(Data shown):
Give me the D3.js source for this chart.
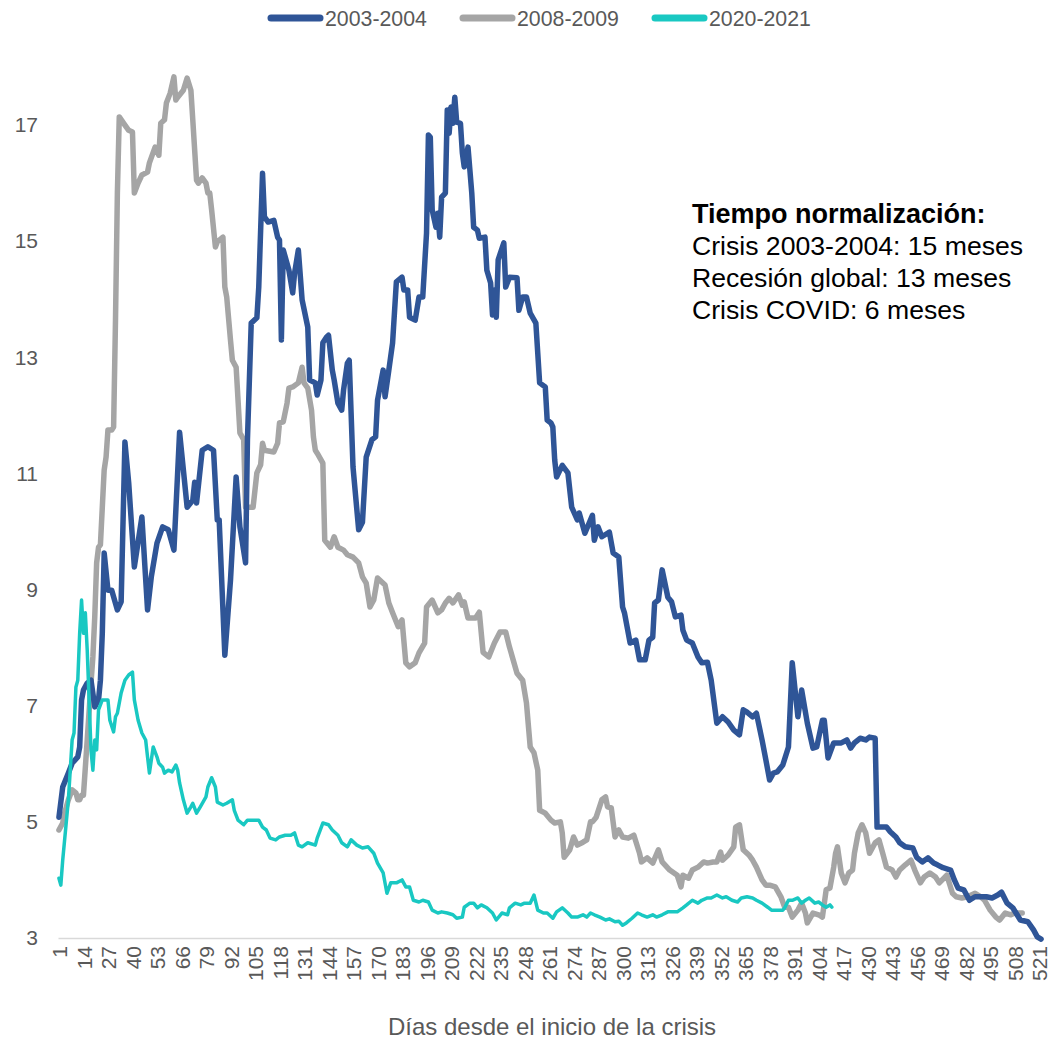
<!DOCTYPE html>
<html><head><meta charset="utf-8">
<script src="https://cdn.jsdelivr.net/npm/d3@7"></script>
<style>body{margin:0;background:#fff;font-family:"Liberation Sans",Arial,sans-serif;}</style>
</head><body><svg id="c" width="1051" height="1039"></svg>
<script>
const seriesNames = ["2003-2004","2008-2009","2020-2021"];
const seriesColors = ["#2F5597","#A5A5A5","#19C8C2"];
const xTickValues = d3.range(1, 522, 13);
const yTickValues = [3,5,7,9,11,13,15,17];
const annotationLines = ["Tiempo normalización:","Crisis 2003-2004: 15 meses","Recesión global: 13 meses","Crisis COVID: 6 meses"];
const xTitle = "Días desde el inicio de la crisis";

const days2003 = [1,3,6,8,11,12,13,14,16,18,20,22,23,24,25,27,29,32,34,36,38,41,45,48,50,53,56,59,62,65,69,72,73,74,77,80,83,85,86,88,89,92,95,97,100,101,103,106,107,109,110,112,115,117,118,119,120,123,125,126,128,130,133,134,137,138,140,141,143,144,146,147,149,151,152,154,155,157,160,162,164,167,169,170,173,174,176,178,180,183,184,186,187,190,192,194,196,197,198,199,201,202,203,204,206,207,208,209,210,211,212,214,215,216,218,220,221,223,224,227,228,230,231,232,233,234,237,238,240,244,245,247,249,251,254,256,259,260,262,263,264,265,268,271,273,276,277,280,284,285,287,289,292,293,295,298,300,301,304,307,309,312,314,316,317,319,321,324,326,328,331,332,334,337,340,342,345,347,350,353,356,359,362,364,366,369,371,374,376,378,380,382,385,388,390,393,395,398,401,403,406,407,409,412,414,416,419,421,423,426,429,431,434,435,438,440,442,445,447,450,454,456,459,462,465,467,470,474,476,478,481,484,487,490,493,496,499,501,504,507,511,515,518,520,522];
const vals2003 = [5.08,5.60,5.84,6.01,6.12,6.29,7.10,7.27,7.39,7.44,6.98,7.10,7.44,8.25,9.63,8.99,8.99,8.65,8.79,11.54,10.84,9.39,10.25,8.65,9.22,9.80,10.08,10.03,9.68,11.71,10.42,10.54,10.85,10.49,11.40,11.46,11.40,10.20,10.20,8.65,7.87,9.16,10.94,10.08,9.46,11.58,13.59,13.68,14.21,16.17,15.42,15.33,15.36,15.07,15.02,13.30,14.85,14.50,14.11,14.45,14.85,13.99,13.52,12.61,12.56,12.35,12.61,13.25,13.35,13.38,12.78,12.61,12.21,12.09,12.44,12.90,12.95,11.11,10.03,10.16,11.28,11.58,11.63,12.26,12.78,12.32,12.78,13.25,14.30,14.38,14.16,14.16,13.69,13.64,14.04,14.04,15.14,16.83,16.79,15.54,15.24,15.48,15.07,15.76,15.83,17.26,16.86,17.31,17.03,17.48,17.05,17.03,16.52,16.28,16.62,15.83,15.24,15.19,15.05,15.07,14.50,14.28,13.73,14.16,13.69,14.68,14.97,14.21,14.38,14.37,13.81,14.04,14.04,13.76,13.59,12.56,12.49,11.92,11.87,11.80,11.23,10.94,11.14,11.01,10.42,10.20,10.32,9.97,10.28,9.85,10.08,9.91,9.97,9.99,9.63,9.56,8.70,8.60,8.08,8.13,7.79,7.79,8.13,8.18,8.77,8.82,9.34,8.87,8.79,8.53,8.56,8.30,8.13,8.08,7.84,7.74,7.75,7.44,6.70,6.81,6.72,6.58,6.50,6.93,6.89,6.81,6.87,6.41,6.07,5.72,5.84,5.86,5.98,6.29,7.74,6.81,7.27,6.70,6.27,6.29,6.75,6.75,6.10,6.36,6.36,6.36,6.41,6.27,6.36,6.44,6.41,6.46,6.44,4.91,4.91,4.91,4.83,4.74,4.64,4.57,4.55,4.39,4.31,4.38,4.29,4.26,4.21,4.17,4.00,3.86,3.83,3.65,3.71,3.71,3.71,3.69,3.74,3.79,3.60,3.52,3.31,3.28,3.14,3.02,2.98];

const days2008 = [1,3,4,6,8,10,11,12,13,14,16,18,19,20,21,22,23,25,26,27,29,30,31,32,33,36,38,40,41,43,45,48,49,52,54,55,57,58,60,62,63,64,67,69,71,72,74,75,77,79,80,81,82,84,85,88,89,90,92,93,95,97,99,100,104,106,108,109,110,115,117,118,120,122,123,125,128,130,131,133,135,136,137,138,141,142,145,147,149,152,154,157,160,162,164,166,168,170,174,176,178,181,183,185,187,190,192,195,196,199,202,204,206,208,210,213,215,216,218,222,224,226,229,232,235,238,240,244,247,249,251,253,255,256,259,262,264,267,268,269,272,274,276,279,281,283,284,286,289,291,292,294,296,298,300,303,306,309,310,313,316,319,321,325,329,331,332,335,337,340,343,345,348,350,352,353,356,359,360,362,364,367,369,371,374,376,378,381,384,386,388,390,393,395,397,398,401,404,406,408,410,412,413,414,416,418,420,422,423,425,427,429,431,434,436,438,440,443,445,447,450,453,455,458,460,463,466,468,472,475,477,480,483,487,490,492,495,498,500,503,506,508,512];
const vals2008 = [4.86,4.98,5.15,5.38,5.55,5.50,5.38,5.38,5.46,5.46,6.41,7.39,7.84,8.53,9.46,9.73,9.77,11.06,11.28,11.75,11.75,11.80,13.64,15.83,17.14,17.00,16.91,16.88,15.83,16.00,16.14,16.19,16.35,16.62,16.48,17.03,17.09,17.38,17.55,17.83,17.43,17.48,17.60,17.81,17.60,17.09,16.05,16.00,16.09,16.00,15.83,15.83,15.54,14.90,14.99,15.07,14.21,14.04,13.30,12.95,12.83,11.70,11.58,10.42,10.42,11.01,11.15,11.52,11.40,11.37,11.52,11.87,11.89,12.21,12.47,12.49,12.56,12.83,12.56,12.47,12.09,11.63,11.40,11.35,11.18,9.85,9.73,9.91,9.73,9.68,9.60,9.56,9.46,9.22,9.11,8.70,8.82,9.20,9.08,8.77,8.60,8.36,8.48,7.74,7.67,7.74,7.91,8.08,8.70,8.82,8.60,8.65,8.77,8.85,8.77,8.91,8.73,8.79,8.51,8.51,8.61,7.92,7.84,8.08,8.27,8.27,8.01,7.56,7.44,7.05,6.29,6.19,5.89,5.20,5.15,5.03,4.98,5.00,4.81,4.39,4.52,4.74,4.60,4.65,4.69,5.00,5.00,5.08,5.38,5.43,5.26,5.24,4.74,4.86,4.74,4.72,4.77,4.46,4.31,4.38,4.29,4.52,4.31,4.17,4.08,3.88,4.08,4.03,4.17,4.22,4.31,4.29,4.31,4.31,4.48,4.34,4.43,4.57,4.91,4.95,4.52,4.43,4.34,4.22,4.00,3.91,3.91,3.88,3.71,3.53,3.53,3.36,3.48,3.60,3.43,3.26,3.43,3.40,3.36,3.83,3.86,4.22,4.46,4.57,4.12,3.95,4.12,4.17,4.46,4.81,4.95,4.81,4.46,4.64,4.69,4.46,4.22,4.17,4.05,4.17,4.26,4.34,4.17,3.95,4.05,4.12,4.05,3.95,4.08,3.77,3.71,3.69,3.71,3.77,3.71,3.65,3.48,3.36,3.31,3.43,3.40,3.43,3.43];

const days2020 = [1,2,3,5,6,8,9,10,11,12,13,14,15,16,17,18,19,20,21,22,24,27,28,30,31,32,34,36,38,40,41,43,45,47,48,49,51,53,54,56,57,59,61,63,64,65,67,69,71,72,74,76,79,80,82,84,85,88,90,93,94,96,99,101,104,107,109,111,113,116,118,121,124,126,128,130,133,137,138,141,144,146,149,151,154,156,159,162,165,168,170,173,175,177,180,183,185,187,189,192,194,197,199,202,204,207,210,212,215,216,219,221,223,225,228,231,233,236,239,240,243,246,248,251,253,255,258,260,263,265,268,271,273,276,279,281,283,285,288,291,293,296,298,300,302,305,308,310,313,316,318,321,324,326,329,332,334,337,340,342,345,347,350,353,355,358,361,363,366,369,371,374,377,379,382,385,386,388,390,393,395,397,399,402,404,406,408,410,411];
const vals2020 = [4.03,3.91,4.34,5.03,5.38,6.41,6.53,7.32,7.44,8.25,8.82,8.25,8.60,7.96,7.10,6.24,5.89,6.41,6.24,6.93,7.10,7.10,6.75,6.55,6.81,6.87,7.22,7.44,7.53,7.58,7.10,6.75,6.53,6.41,6.12,5.84,6.29,6.12,6.01,5.94,5.84,5.89,5.86,5.98,5.89,5.67,5.38,5.15,5.26,5.32,5.15,5.26,5.43,5.60,5.76,5.60,5.34,5.29,5.32,5.38,5.20,5.03,4.95,5.03,5.03,5.03,4.91,4.86,4.72,4.69,4.74,4.77,4.77,4.81,4.60,4.57,4.64,4.60,4.72,4.98,4.95,4.86,4.77,4.64,4.57,4.69,4.60,4.55,4.57,4.46,4.29,4.12,3.77,3.95,3.95,4.00,3.88,3.88,3.65,3.62,3.65,3.62,3.48,3.43,3.45,3.43,3.40,3.34,3.36,3.53,3.60,3.60,3.52,3.57,3.52,3.43,3.31,3.43,3.40,3.52,3.60,3.57,3.60,3.60,3.74,3.48,3.43,3.43,3.34,3.45,3.52,3.43,3.36,3.36,3.40,3.36,3.43,3.40,3.36,3.31,3.33,3.28,3.29,3.22,3.26,3.34,3.43,3.40,3.36,3.40,3.36,3.40,3.45,3.45,3.45,3.52,3.57,3.65,3.60,3.65,3.69,3.69,3.74,3.69,3.71,3.65,3.62,3.69,3.71,3.69,3.65,3.60,3.53,3.48,3.48,3.48,3.52,3.65,3.65,3.69,3.60,3.65,3.69,3.60,3.62,3.57,3.53,3.57,3.53];

const svg = d3.select("#c");
const x = d3.scaleLinear().domain([0.5, 522.5]).range([58, 1042]);
const y = d3.scaleLinear().domain([3, 18]).range([938, 67]);
const txt = "#595959";

// x axis
const xa = svg.append("g").attr("transform","translate(0,938)")
  .call(d3.axisBottom(x).tickValues(xTickValues).tickSize(0).tickFormat(d3.format("d")));
xa.select(".domain").attr("stroke","#D9D9D9").attr("stroke-width",1.5);
xa.selectAll("text").attr("fill",txt).style("font-size","21px").style("font-family","Liberation Sans, Arial, sans-serif")
  .attr("transform","rotate(-90)").attr("text-anchor","end").attr("x",-8).attr("y",0).attr("dy","0.36em");

// y axis
const ya = svg.append("g").attr("transform","translate(40,0)")
  .call(d3.axisLeft(y).tickValues(yTickValues).tickSize(0));
ya.select(".domain").remove();
ya.selectAll("text").attr("fill",txt).style("font-size","21px").style("font-family","Liberation Sans, Arial, sans-serif").attr("x",-2);

const seriesData = [[days2003, vals2003],[days2008, vals2008],[days2020, vals2020]];
const widths = [5.5, 5.5, 3.5];
const line = d3.line().x(d=>x(d[0])).y(d=>y(d[1])).curve(d3.curveLinear);
[1,0,2].forEach(i=>{
  const pts = seriesData[i][0].map((d,j)=>[d, seriesData[i][1][j]]);
  svg.append("path").datum(pts).attr("d",line).attr("fill","none")
    .attr("stroke",seriesColors[i]).attr("stroke-width",widths[i])
    .attr("stroke-linejoin","round").attr("stroke-linecap","round");
});

// legend
const legX = [268, 460, 652];
seriesNames.forEach((n,i)=>{
  const g = svg.append("g");
  g.append("line").attr("x1",legX[i]+3).attr("x2",legX[i]+52).attr("y1",18).attr("y2",18)
    .attr("stroke",seriesColors[i]).attr("stroke-width",7).attr("stroke-linecap","round");
  g.append("text").attr("x",legX[i]+57).attr("y",26).text(n).attr("fill",txt)
    .style("font-size","21.3px");
});

// annotation
annotationLines.forEach((t,i)=>{
  svg.append("text").attr("x",692).attr("y",223+i*32).text(t)
    .attr("fill","#000").style("font-size", i===0?"27px":"26.6px").style("font-weight", i===0?"bold":"normal");
});

// x title
svg.append("text").attr("x",552).attr("y",1035).attr("text-anchor","middle").text(xTitle)
  .attr("fill",txt).style("font-size","24px");
</script></body></html>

(Set task):
Go from the first line of the listing to the line holding "desde el inicio" and, please, transcribe those lines exactly, both included, with no pictures.

(Solution to this exercise):
Give me the D3.js source for this chart.
<!DOCTYPE html>
<html><head><meta charset="utf-8">
<script src="https://cdn.jsdelivr.net/npm/d3@7"></script>
<style>body{margin:0;background:#fff;font-family:"Liberation Sans",Arial,sans-serif;}</style>
</head><body><svg id="c" width="1051" height="1039"></svg>
<script>
const seriesNames = ["2003-2004","2008-2009","2020-2021"];
const seriesColors = ["#2F5597","#A5A5A5","#19C8C2"];
const xTickValues = d3.range(1, 522, 13);
const yTickValues = [3,5,7,9,11,13,15,17];
const annotationLines = ["Tiempo normalización:","Crisis 2003-2004: 15 meses","Recesión global: 13 meses","Crisis COVID: 6 meses"];
const xTitle = "Días desde el inicio de la crisis";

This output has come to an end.